[Source code of charts]
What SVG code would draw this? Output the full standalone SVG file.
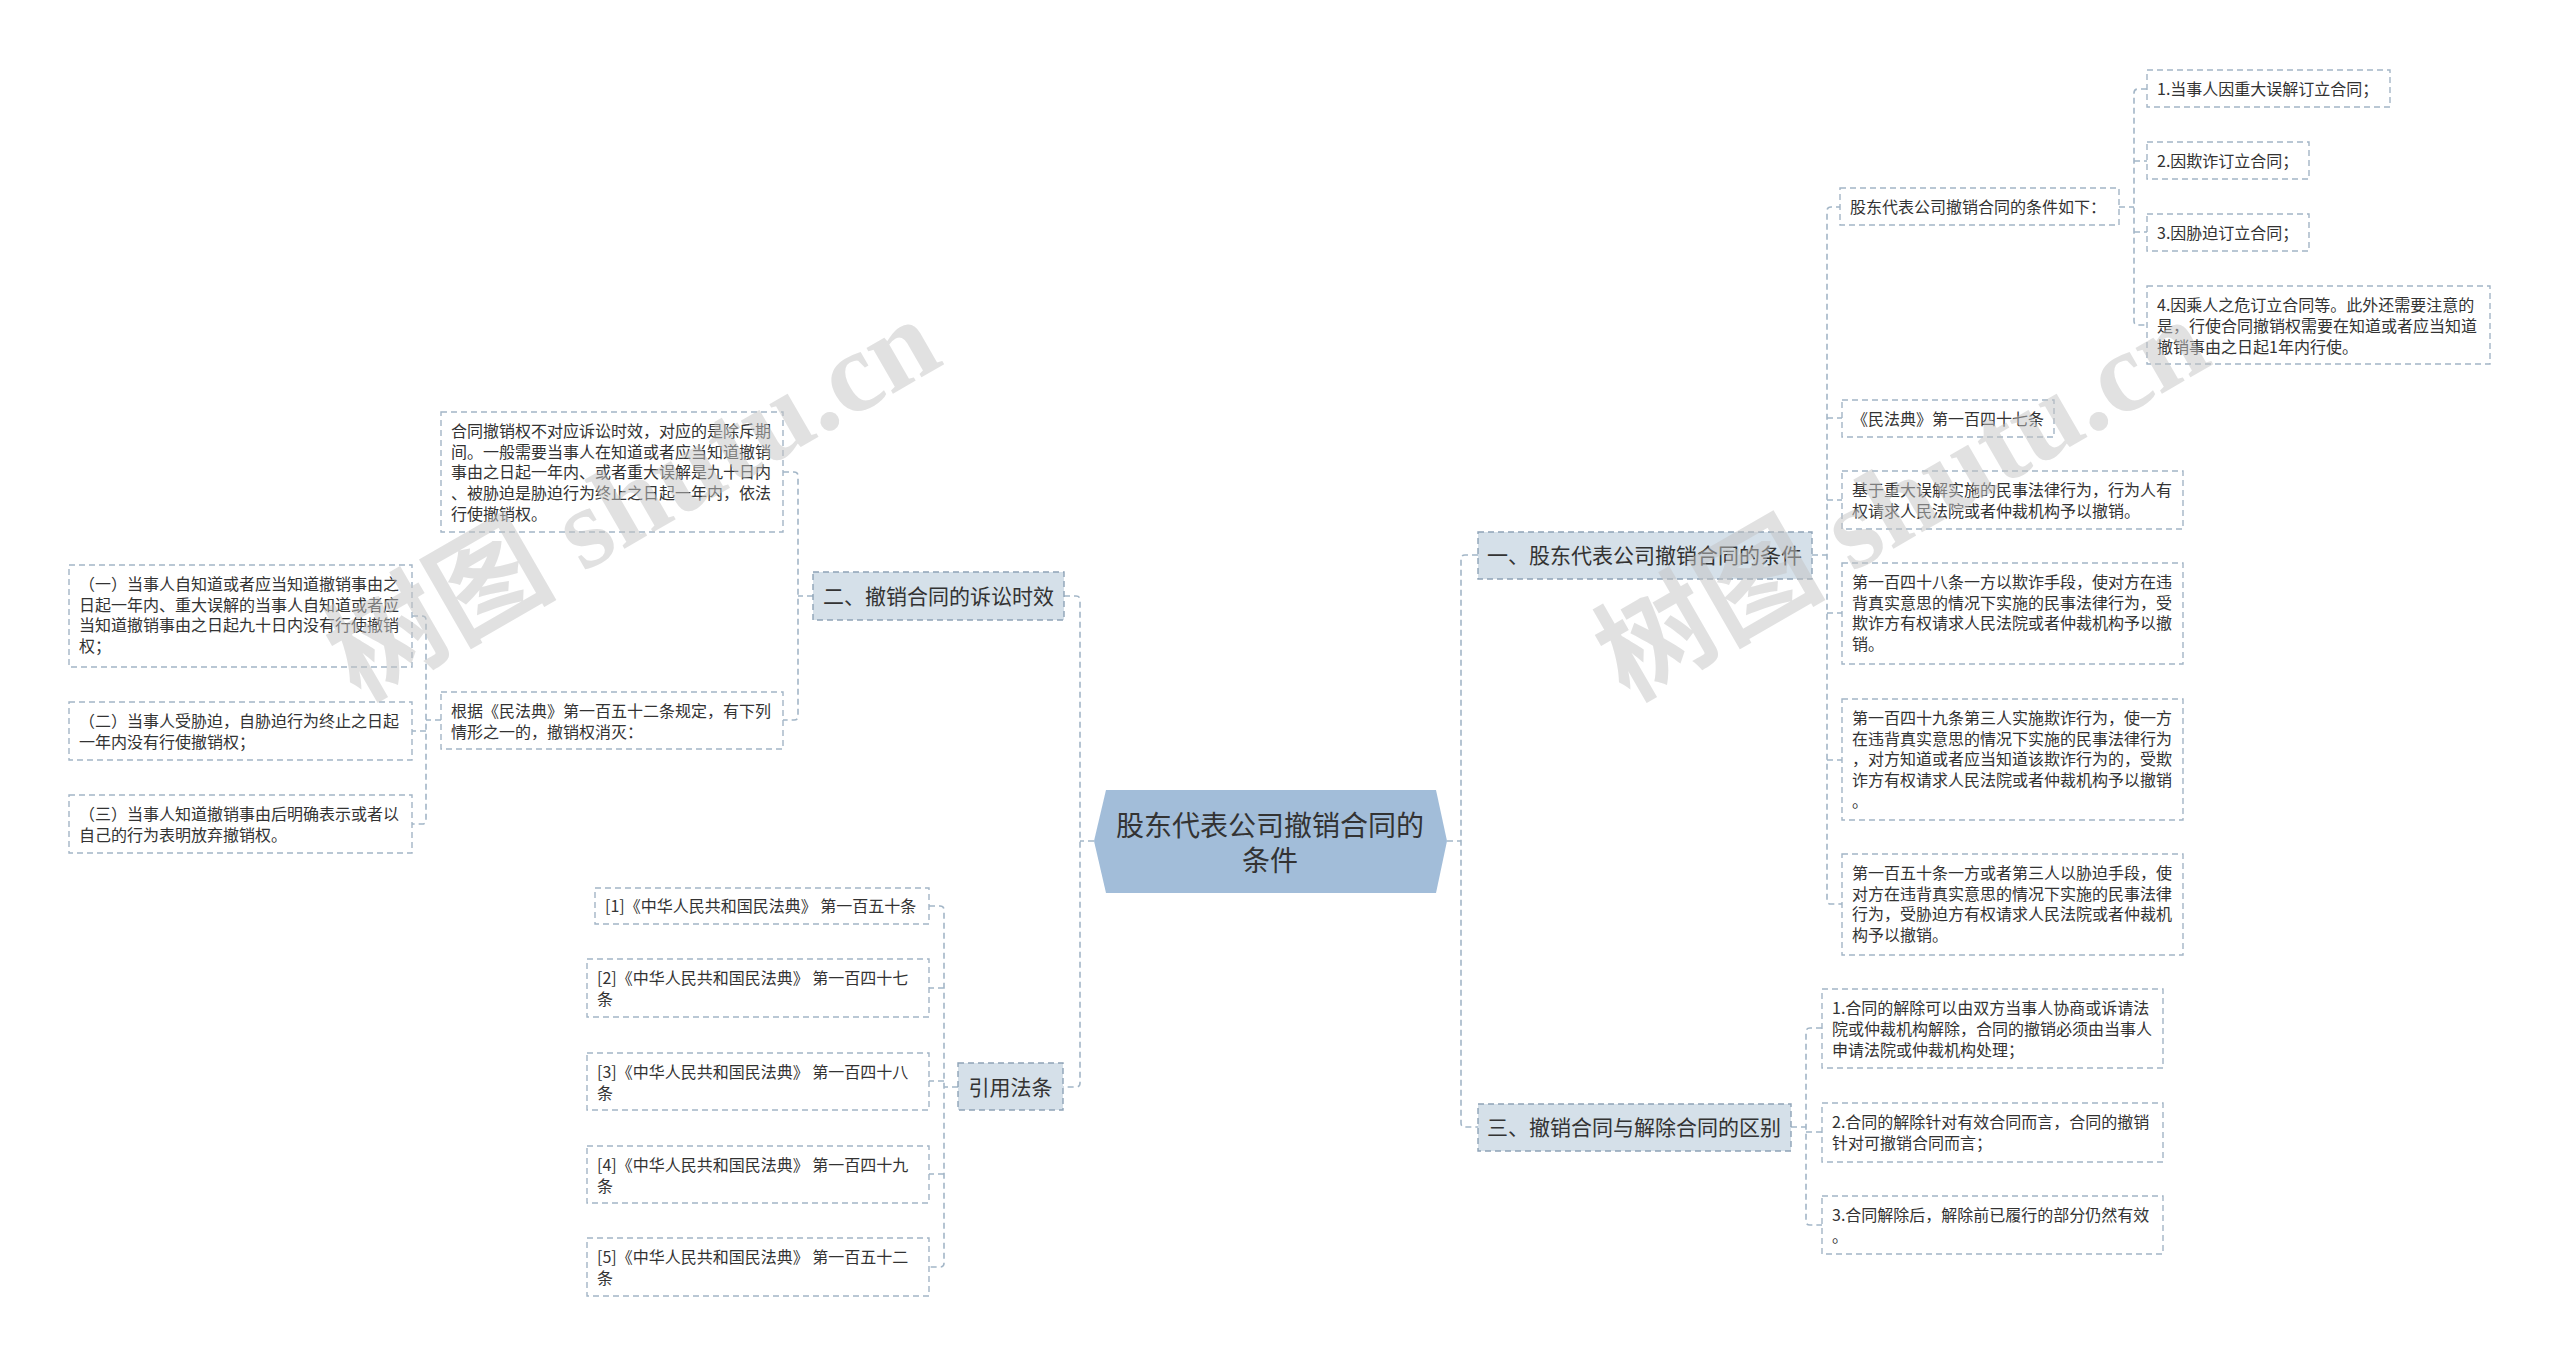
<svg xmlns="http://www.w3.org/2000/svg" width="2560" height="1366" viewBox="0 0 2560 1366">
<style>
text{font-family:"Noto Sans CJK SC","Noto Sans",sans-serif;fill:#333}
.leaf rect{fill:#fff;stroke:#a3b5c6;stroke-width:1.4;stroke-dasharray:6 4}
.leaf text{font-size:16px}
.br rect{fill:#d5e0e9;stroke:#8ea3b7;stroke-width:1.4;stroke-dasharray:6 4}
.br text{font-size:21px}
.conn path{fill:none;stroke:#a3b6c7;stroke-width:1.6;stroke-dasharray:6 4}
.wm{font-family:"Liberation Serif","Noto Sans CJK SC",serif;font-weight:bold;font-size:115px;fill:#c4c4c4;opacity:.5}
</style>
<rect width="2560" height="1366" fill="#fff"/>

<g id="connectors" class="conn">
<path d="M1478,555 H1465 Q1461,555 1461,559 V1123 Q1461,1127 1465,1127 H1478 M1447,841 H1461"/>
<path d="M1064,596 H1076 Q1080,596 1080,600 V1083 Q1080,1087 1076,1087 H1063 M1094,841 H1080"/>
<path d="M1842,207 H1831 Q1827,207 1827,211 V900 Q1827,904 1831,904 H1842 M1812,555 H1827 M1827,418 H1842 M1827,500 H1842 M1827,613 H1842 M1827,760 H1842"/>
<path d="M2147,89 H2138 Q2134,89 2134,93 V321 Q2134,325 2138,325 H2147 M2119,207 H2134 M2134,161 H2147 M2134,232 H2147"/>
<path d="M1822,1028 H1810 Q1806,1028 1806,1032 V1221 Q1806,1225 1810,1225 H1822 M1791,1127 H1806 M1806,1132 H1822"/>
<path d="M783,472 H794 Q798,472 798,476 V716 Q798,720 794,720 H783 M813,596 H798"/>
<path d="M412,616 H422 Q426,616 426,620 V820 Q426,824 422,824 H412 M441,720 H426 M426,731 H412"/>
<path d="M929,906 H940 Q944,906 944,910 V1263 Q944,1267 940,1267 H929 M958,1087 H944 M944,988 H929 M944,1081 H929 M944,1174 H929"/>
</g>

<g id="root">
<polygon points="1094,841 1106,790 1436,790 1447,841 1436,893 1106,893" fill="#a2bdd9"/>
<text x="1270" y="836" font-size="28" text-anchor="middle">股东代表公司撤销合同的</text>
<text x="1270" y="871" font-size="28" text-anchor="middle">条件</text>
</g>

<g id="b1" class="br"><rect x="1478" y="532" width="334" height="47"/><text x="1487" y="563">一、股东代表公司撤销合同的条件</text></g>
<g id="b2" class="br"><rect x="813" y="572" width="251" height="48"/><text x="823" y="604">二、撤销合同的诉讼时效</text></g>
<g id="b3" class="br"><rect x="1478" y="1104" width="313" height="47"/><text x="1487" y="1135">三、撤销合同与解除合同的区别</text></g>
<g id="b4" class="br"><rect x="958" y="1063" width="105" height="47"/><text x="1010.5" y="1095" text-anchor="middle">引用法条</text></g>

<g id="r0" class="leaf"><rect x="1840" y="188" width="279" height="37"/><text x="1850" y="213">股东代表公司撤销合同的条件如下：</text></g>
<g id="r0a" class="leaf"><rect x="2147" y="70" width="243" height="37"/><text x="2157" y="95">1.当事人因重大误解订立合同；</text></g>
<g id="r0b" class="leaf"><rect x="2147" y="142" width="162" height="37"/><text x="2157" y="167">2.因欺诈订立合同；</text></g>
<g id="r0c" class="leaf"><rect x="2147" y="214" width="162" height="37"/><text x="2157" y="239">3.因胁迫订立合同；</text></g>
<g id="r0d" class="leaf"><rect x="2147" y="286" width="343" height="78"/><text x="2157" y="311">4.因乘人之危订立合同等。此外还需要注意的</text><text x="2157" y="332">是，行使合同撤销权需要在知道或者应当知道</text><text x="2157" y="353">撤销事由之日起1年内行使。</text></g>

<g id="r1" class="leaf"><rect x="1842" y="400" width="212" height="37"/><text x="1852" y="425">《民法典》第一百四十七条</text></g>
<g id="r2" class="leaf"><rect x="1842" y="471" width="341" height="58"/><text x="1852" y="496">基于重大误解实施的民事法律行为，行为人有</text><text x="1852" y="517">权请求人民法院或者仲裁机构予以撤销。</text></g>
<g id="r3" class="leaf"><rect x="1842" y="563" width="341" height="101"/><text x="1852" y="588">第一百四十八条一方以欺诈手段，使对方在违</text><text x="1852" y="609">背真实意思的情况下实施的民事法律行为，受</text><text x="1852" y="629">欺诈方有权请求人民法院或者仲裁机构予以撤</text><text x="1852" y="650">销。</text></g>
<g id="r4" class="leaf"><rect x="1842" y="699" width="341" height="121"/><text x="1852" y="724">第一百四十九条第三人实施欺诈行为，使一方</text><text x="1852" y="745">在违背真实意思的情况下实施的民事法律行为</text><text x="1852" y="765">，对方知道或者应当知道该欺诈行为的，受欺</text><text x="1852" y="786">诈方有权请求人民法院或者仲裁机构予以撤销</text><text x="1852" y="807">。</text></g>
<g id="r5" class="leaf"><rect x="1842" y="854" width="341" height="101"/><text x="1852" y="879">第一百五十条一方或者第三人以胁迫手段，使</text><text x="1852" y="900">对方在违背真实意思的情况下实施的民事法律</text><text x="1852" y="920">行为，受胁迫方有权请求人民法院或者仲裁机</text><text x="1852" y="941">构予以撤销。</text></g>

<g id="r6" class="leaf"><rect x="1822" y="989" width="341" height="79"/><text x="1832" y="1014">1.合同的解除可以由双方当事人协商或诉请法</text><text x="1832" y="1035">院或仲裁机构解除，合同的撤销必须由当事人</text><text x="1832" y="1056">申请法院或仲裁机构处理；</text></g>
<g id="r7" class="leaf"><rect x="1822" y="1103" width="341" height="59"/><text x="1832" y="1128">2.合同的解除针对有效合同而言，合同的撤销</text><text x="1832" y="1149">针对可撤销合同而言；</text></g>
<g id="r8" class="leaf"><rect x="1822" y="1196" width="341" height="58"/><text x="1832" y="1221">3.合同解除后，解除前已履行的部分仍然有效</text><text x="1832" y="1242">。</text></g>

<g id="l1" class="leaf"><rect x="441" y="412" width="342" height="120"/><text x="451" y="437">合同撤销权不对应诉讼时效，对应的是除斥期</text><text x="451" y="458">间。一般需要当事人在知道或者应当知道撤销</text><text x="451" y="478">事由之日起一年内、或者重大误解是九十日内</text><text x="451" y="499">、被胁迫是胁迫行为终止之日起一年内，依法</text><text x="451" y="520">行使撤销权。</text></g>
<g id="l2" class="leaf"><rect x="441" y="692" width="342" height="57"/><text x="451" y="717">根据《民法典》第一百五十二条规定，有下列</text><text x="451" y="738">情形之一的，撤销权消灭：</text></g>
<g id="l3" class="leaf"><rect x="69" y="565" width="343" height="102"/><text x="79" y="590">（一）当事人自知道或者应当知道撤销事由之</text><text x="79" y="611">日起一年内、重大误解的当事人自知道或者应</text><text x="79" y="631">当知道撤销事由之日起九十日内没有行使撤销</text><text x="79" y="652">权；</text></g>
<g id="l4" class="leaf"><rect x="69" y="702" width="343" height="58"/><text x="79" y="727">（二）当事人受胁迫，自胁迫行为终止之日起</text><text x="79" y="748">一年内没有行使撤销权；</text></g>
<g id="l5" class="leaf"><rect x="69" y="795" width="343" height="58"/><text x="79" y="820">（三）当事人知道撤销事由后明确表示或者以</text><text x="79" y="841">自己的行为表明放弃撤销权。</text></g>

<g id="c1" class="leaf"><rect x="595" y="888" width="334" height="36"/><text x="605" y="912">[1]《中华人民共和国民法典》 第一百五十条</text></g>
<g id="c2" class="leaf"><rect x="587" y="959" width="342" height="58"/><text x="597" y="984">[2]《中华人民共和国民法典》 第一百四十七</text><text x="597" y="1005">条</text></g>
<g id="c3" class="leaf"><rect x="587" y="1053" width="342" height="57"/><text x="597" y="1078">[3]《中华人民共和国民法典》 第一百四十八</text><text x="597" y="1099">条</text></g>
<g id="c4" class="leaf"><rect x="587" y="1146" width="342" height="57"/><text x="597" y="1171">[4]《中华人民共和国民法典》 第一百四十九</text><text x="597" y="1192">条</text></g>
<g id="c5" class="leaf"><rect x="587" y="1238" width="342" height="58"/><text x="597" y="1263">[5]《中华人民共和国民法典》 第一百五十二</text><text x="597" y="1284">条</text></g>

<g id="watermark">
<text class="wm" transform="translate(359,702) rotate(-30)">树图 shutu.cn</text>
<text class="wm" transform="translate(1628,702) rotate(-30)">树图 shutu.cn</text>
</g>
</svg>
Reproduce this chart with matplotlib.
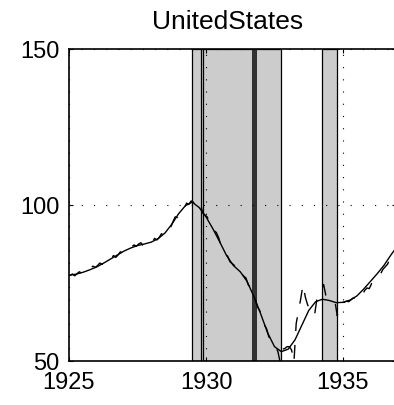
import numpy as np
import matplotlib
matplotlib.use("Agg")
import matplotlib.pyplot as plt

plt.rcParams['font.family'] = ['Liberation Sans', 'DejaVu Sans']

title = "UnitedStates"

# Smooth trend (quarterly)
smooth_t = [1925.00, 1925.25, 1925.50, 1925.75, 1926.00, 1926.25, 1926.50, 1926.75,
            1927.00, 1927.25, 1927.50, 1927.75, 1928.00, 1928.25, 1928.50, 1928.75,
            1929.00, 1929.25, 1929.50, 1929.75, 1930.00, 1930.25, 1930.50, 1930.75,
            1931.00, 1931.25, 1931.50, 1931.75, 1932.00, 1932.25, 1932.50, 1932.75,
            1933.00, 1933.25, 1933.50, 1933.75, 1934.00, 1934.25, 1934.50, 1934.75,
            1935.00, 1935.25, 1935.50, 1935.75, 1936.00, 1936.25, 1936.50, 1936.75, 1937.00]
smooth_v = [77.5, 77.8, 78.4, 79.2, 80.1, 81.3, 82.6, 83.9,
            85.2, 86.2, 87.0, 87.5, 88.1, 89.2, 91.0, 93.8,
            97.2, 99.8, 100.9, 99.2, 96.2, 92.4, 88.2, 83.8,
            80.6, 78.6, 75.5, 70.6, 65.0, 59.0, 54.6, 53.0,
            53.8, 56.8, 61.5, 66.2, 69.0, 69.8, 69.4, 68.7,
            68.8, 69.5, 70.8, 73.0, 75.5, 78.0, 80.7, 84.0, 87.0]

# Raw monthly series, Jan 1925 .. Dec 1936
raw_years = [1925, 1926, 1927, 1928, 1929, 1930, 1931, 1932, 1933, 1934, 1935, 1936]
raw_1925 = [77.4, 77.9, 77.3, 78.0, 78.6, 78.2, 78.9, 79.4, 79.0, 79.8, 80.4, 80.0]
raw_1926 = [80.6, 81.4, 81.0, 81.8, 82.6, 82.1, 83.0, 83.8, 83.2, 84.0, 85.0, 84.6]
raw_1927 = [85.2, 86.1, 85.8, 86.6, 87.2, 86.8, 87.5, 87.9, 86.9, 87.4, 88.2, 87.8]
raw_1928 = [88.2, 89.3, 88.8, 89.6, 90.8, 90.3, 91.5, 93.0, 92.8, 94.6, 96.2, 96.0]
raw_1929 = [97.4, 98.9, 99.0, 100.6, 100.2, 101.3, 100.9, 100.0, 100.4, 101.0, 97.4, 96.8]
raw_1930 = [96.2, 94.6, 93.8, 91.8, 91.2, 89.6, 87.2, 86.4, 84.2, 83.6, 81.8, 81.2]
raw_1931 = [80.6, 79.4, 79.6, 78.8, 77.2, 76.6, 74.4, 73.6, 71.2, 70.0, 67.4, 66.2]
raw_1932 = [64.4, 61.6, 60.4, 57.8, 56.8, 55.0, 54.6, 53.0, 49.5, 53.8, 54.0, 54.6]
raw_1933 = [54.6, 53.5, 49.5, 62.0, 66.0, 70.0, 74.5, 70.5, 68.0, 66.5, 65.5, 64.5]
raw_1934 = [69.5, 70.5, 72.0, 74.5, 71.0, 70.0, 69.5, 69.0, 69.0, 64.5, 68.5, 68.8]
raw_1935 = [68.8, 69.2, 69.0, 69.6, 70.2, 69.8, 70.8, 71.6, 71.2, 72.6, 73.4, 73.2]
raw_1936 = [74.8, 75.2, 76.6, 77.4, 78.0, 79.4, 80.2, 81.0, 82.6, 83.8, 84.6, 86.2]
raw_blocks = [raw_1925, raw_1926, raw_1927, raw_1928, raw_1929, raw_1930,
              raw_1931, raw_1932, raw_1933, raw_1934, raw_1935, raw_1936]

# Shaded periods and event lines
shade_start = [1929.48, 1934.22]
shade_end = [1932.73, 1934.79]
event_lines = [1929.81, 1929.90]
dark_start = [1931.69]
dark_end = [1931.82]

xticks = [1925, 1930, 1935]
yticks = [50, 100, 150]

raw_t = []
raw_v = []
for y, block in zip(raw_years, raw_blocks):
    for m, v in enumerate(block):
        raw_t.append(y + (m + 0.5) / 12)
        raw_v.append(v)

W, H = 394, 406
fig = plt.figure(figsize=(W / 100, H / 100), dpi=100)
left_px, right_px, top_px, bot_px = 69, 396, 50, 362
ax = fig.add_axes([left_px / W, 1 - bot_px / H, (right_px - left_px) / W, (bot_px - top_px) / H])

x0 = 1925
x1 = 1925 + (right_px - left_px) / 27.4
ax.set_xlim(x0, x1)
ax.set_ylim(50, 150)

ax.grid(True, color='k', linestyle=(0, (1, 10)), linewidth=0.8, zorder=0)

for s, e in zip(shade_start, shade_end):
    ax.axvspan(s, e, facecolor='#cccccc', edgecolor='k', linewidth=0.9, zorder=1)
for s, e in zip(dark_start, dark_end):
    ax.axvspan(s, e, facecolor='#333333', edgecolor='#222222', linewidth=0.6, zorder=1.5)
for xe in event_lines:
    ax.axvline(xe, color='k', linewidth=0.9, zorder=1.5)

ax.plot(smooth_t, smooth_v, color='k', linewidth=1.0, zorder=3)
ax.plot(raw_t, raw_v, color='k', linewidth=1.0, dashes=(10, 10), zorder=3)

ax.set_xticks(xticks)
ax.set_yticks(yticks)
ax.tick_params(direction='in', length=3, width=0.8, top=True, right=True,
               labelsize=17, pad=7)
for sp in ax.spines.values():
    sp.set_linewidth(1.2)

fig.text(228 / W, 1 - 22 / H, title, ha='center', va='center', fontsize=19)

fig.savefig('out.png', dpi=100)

Set exercise: Above are the records. Print exactly the lines from the one containing "Reproduce this chart with matplotlib." to the one containing "68.8, 69.5, 70.8, 73.0, 75.5, 78.0, 80.7, 84.0, 87.0]", both included, and nothing else; pictures are excluded.

Exercise result:
Reproduce this chart with matplotlib.
import numpy as np
import matplotlib
matplotlib.use("Agg")
import matplotlib.pyplot as plt

plt.rcParams['font.family'] = ['Liberation Sans', 'DejaVu Sans']

title = "UnitedStates"

# Smooth trend (quarterly)
smooth_t = [1925.00, 1925.25, 1925.50, 1925.75, 1926.00, 1926.25, 1926.50, 1926.75,
            1927.00, 1927.25, 1927.50, 1927.75, 1928.00, 1928.25, 1928.50, 1928.75,
            1929.00, 1929.25, 1929.50, 1929.75, 1930.00, 1930.25, 1930.50, 1930.75,
            1931.00, 1931.25, 1931.50, 1931.75, 1932.00, 1932.25, 1932.50, 1932.75,
            1933.00, 1933.25, 1933.50, 1933.75, 1934.00, 1934.25, 1934.50, 1934.75,
            1935.00, 1935.25, 1935.50, 1935.75, 1936.00, 1936.25, 1936.50, 1936.75, 1937.00]
smooth_v = [77.5, 77.8, 78.4, 79.2, 80.1, 81.3, 82.6, 83.9,
            85.2, 86.2, 87.0, 87.5, 88.1, 89.2, 91.0, 93.8,
            97.2, 99.8, 100.9, 99.2, 96.2, 92.4, 88.2, 83.8,
            80.6, 78.6, 75.5, 70.6, 65.0, 59.0, 54.6, 53.0,
            53.8, 56.8, 61.5, 66.2, 69.0, 69.8, 69.4, 68.7,
            68.8, 69.5, 70.8, 73.0, 75.5, 78.0, 80.7, 84.0, 87.0]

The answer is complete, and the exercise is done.